Responding to Canada’s Assessment Framework of Inefficient Fossil Fuel Subsidies
According to the Climate Emergency motion passed by the House of Commons on June 17, 2019, the urgency of the climate crisis requires that “Canada commit to meeting its national emissions target under the Paris Agreement and to making deeper reductions in line with the Agreement’s objective of holding global warming below two degrees Celsius and pursuing efforts to keep global warming below 1.5 degrees Celsius.” (emphasis added)
It is in the context of this emergency that Citizens for Public Justice is contributing to the Environment and Climate Change Canada (ECCC)’s assessment of fossil fuel subsidies.
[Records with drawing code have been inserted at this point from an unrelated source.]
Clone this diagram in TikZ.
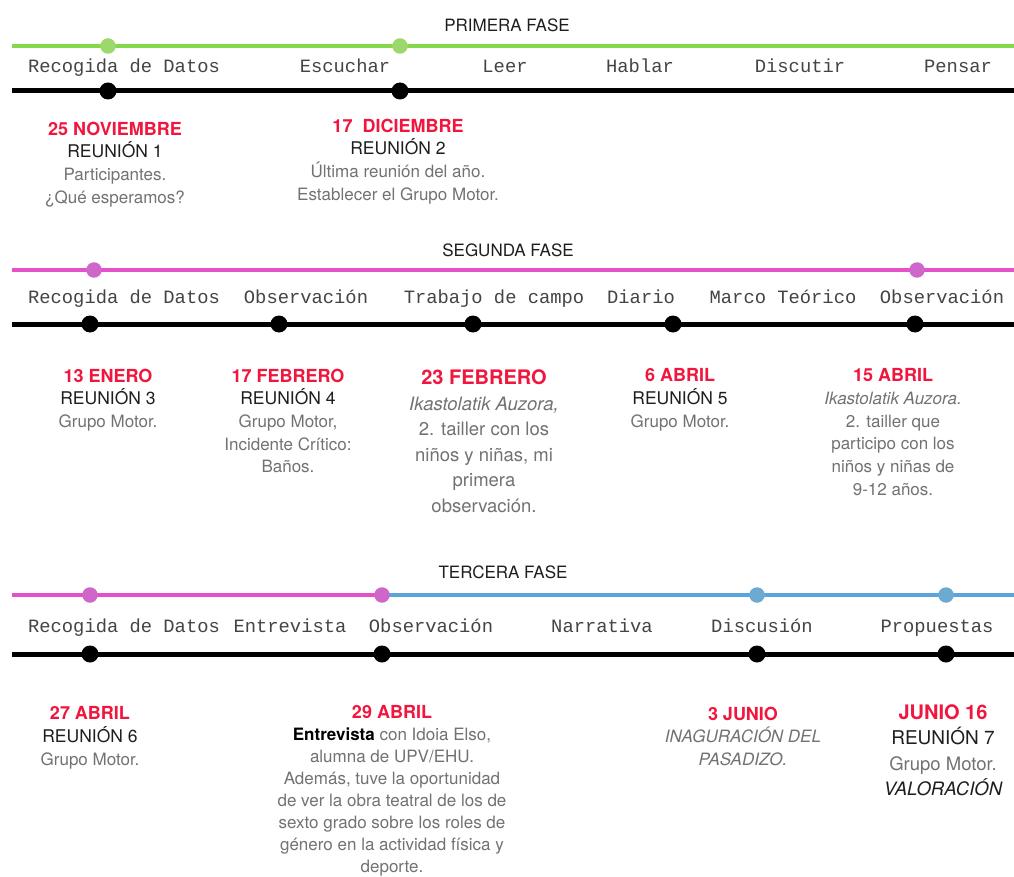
\documentclass[tikz,border=0pt]{standalone}
\usepackage{fontspec}
\setmainfont{TeX Gyre Heros}
\newfontfamily\monof{Liberation Mono}
\definecolor{fgreen}{HTML}{84D84C}
\definecolor{fgreendot}{HTML}{9CD86C}
\definecolor{fmag}{HTML}{E552C8}
\definecolor{fmagdot}{HTML}{CF66C9}
\definecolor{fblue}{HTML}{5AA5DD}
\definecolor{fbluedot}{HTML}{6DAAD2}
\definecolor{datered}{HTML}{F0163E}
\definecolor{bodygray}{HTML}{727272}
\definecolor{headblack}{HTML}{1E1E1E}
\definecolor{labgray}{HTML}{444444}
\newcommand\dte[1]{{\color{datered}\bfseries\fontsize{18}{22.7}\selectfont #1}}
\newcommand\dtebig[1]{{\color{datered}\bfseries\fontsize{20}{25.5}\selectfont #1}}
\newcommand\reu[1]{{\color{headblack}\fontsize{17.5}{22.7}\selectfont #1}}
\newcommand\reubig[1]{{\color{headblack}\fontsize{19}{25.5}\selectfont #1}}
\tikzset{
  phase/.style={font=\fontsize{17}{20}\selectfont, text=headblack, inner sep=0},
  lab/.style={font=\monof\fontsize{18.8}{20}\selectfont, text=labgray, inner sep=0, anchor=base},
  blk/.style={align=center, inner sep=0, anchor=north, text=bodygray, font=\fontsize{17}{22.7}\selectfont},
  blktight/.style={blk, font=\fontsize{17}{21.9}\selectfont},
  blkbig/.style={align=center, inner sep=0, anchor=north, text=bodygray, font=\fontsize{18.5}{25.5}\selectfont},
  cline/.style={line width=3.5},
  bline/.style={line width=5, black},
  cdot/.style={circle, inner sep=0, minimum size=15.5},
  bdot/.style={circle, fill=black, inner sep=0, minimum size=17}
}
\begin{document}
\begin{tikzpicture}[x=1pt,y=-1pt]
\useasboundingbox[fill=white] (0,0) rectangle (1014,877);

% ---------- PRIMERA FASE ----------
\node[phase] (ph1) at (507,25) {PRIMERA FASE};
\coordinate (g1s) at (12,46); \coordinate (g1e) at (1014,46);
\draw[cline, fgreen] (g1s) -- (g1e);
\node[cdot, fill=fgreendot] (gd1) at (108,46) {};
\node[cdot, fill=fgreendot] (gd2) at (400,46) {};
\node[lab] (l11) at (124,72.5) {Recogida de Datos};
\node[lab] (l12) at (345,72.5) {Escuchar};
\node[lab] (l13) at (505,72.5) {Leer};
\node[lab] (l14) at (640,72.5) {Hablar};
\node[lab] (l15) at (800,72.5) {Discutir};
\node[lab] (l16) at (958,72.5) {Pensar};
\coordinate (k1s) at (12,91); \coordinate (k1e) at (1014,91);
\draw[bline] (k1s) -- (k1e);
\node[bdot] (kd11) at (108,91) {};
\node[bdot] (kd12) at (400,91) {};
\node[blk] (b11) at (115,121.5) {\dte{25 NOVIEMBRE}\\\reu{REUNIÓN 1}\\Participantes.\\¿Qué esperamos?};
\node[blk] (b12) at (398,118.5) {\dte{17\ \ DICIEMBRE}\\\reu{REUNIÓN 2}\\Última reunión del año.\\Establecer el Grupo Motor.};

% ---------- SEGUNDA FASE ----------
\node[phase] (ph2) at (508,250) {SEGUNDA FASE};
\coordinate (m2s) at (12,270); \coordinate (m2e) at (1014,270);
\draw[cline, fmag] (m2s) -- (m2e);
\node[cdot, fill=fmagdot] (md21) at (94,270) {};
\node[cdot, fill=fmagdot] (md22) at (917,270) {};
\node[lab] (l21) at (124,303) {Recogida de Datos};
\node[lab] (l22) at (306,303) {Observación};
\node[lab] (l23) at (494,303) {Trabajo de campo};
\node[lab] (l24) at (641,303) {Diario};
\node[lab] (l25) at (783,303) {Marco Teórico};
\node[lab] (l26) at (942,303) {Observación};
\coordinate (k2s) at (12,324); \coordinate (k2e) at (1014,324);
\draw[bline] (k2s) -- (k2e);
\node[bdot] (kd21) at (90,324) {};
\node[bdot] (kd22) at (279,324) {};
\node[bdot] (kd23) at (473,324) {};
\node[bdot] (kd24) at (673,324) {};
\node[bdot] (kd25) at (915,324) {};
\node[blk] (b21) at (108,368.5) {\dte{13 ENERO}\\\reu{REUNIÓN 3}\\Grupo Motor.};
\node[blk] (b22) at (288,368.5) {\dte{17 FEBRERO}\\\reu{REUNIÓN 4}\\Grupo Motor,\\Incidente Crítico:\\Baños.};
\node[blkbig] (b23) at (484,369.5) {\dtebig{23 FEBRERO}\\\textit{Ikastolatik Auzora,}\\2. tailler con los\\niños y niñas, mi\\primera\\observación.};
\node[blk] (b24) at (680,368.5) {\dte{6 ABRIL}\\\reu{REUNIÓN 5}\\Grupo Motor.};
\node[blk] (b25) at (893,368.5) {\dte{15 ABRIL}\\\textit{Ikastolatik Auzora.}\\2. tailler que\\participo con los\\niños y niñas de\\9-12 años.};

% ---------- TERCERA FASE ----------
\node[phase] (ph3) at (503,572) {TERCERA FASE};
\coordinate (m3s) at (12,595); \coordinate (m3m) at (382,595); \coordinate (m3e) at (1014,595);
\draw[cline, fmag] (m3s) -- (m3m);
\draw[cline, fblue] (m3m) -- (m3e);
\node[cdot, fill=fmagdot] (md31) at (90,595) {};
\node[cdot, fill=fmagdot] (md32) at (m3m) {};
\node[cdot, fill=fbluedot] (bd33) at (757,595) {};
\node[cdot, fill=fbluedot] (bd34) at (946,595) {};
\node[lab] (l31) at (124,632) {Recogida de Datos};
\node[lab] (l32) at (290,632) {Entrevista};
\node[lab] (l33) at (431,632) {Observación};
\node[lab] (l34) at (602,632) {Narrativa};
\node[lab] (l35) at (762,632) {Discusión};
\node[lab] (l36) at (937,632) {Propuestas};
\coordinate (k3s) at (12,654); \coordinate (k3e) at (1014,654);
\draw[bline] (k3s) -- (k3e);
\node[bdot] (kd31) at (90,654) {};
\node[bdot] (kd32) at (382,654) {};
\node[bdot] (kd33) at (757,654) {};
\node[bdot] (kd34) at (946,654) {};
\node[blk] (b31) at (90,706.5) {\dte{27 ABRIL}\\\reu{REUNIÓN 6}\\Grupo Motor.};
\node[blktight] (b32) at (392,705.5) {\dte{29 ABRIL}\\{\color{black}\bfseries Entrevista} con Idoia Elso,\\alumna de UPV/EHU.\\Además, tuve la oportunidad\\de ver la obra teatral de los de\\sexto grado sobre los roles de\\género en la actividad física y\\deporte.};
\node[blk] (b33) at (743,706.5) {\dte{3 JUNIO}\\\textit{INAGURACIÓN DEL}\\\textit{PASADIZO.}};
\node[blkbig] (b34) at (943,704) {\dtebig{JUNIO 16}\\\reubig{REUNIÓN 7}\\Grupo Motor.\\{\color{headblack}\itshape VALORACIÓN}};
\end{tikzpicture}
\end{document}
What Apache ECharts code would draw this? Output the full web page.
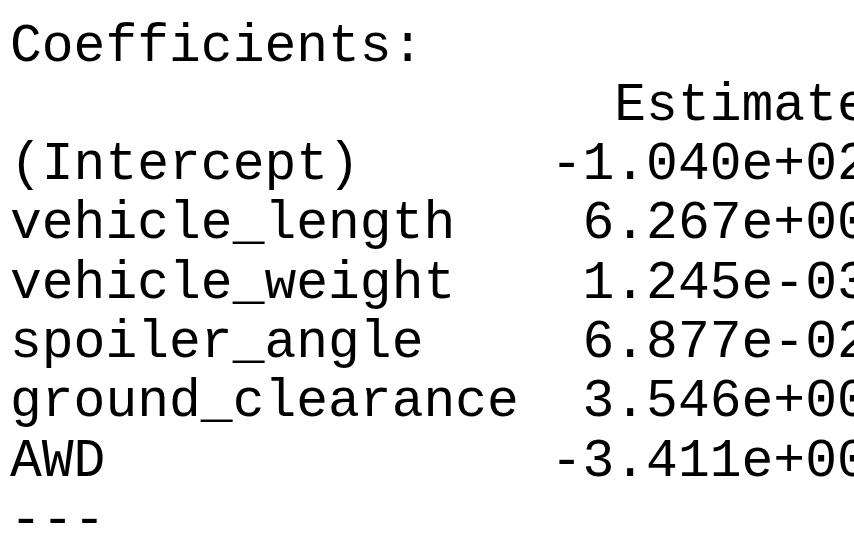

Based on the draft assessment framework provided, CPJ recommends that a subsidy be defined as, “Any financial contribution provided by the government either directly or indirectly (including direct budgetary transfers and tax expenditures) that benefits a business or industry, for example by lowering the cost of fossil fuel production or raising the revenues of fossil fuel producers.”
We further recommend:
- That, following the lead of ECCC, Finance Canada publish a list of all tax measures that (a) it identifies as subsidies to the fossil fuel sector, and (b) may also be considered fossil fuel subsidies according to the definitions provided by international agencies, including the World Trade Organization, the International Energy Agency, and the Organization for Economic Co-operation and Development.
- That ECCC, and the whole of the Government of Canada, adopt a clear and comprehensive definition of “fossil fuel subsidy” that more fully accounts for climate considerations. And, that any qualifiers, such as “inefficient” be clarified and rationalized against Canada’s climate commitments in order to ensure a policy approach that aligns with the principles of the Paris Agreement and global climate science.
- That ECCC and Finance Canada establish a list of key questions against which federal government funding decisions must be tested. For example,
- Will the subsidy contribute to an increase or decrease in GHG emissions?
- Is the subsidy compliant with the principles of the Paris Agreement, namely articles 2.1 and 4.1?
- Is the subsidy consistent with the International Energy Agency assessment that upwards of 75 per cent of known fossil fuel reserves must stay underground in order to avoid catastrophic climate change? Or with emissions-reduction recommendations identified by the IPCC?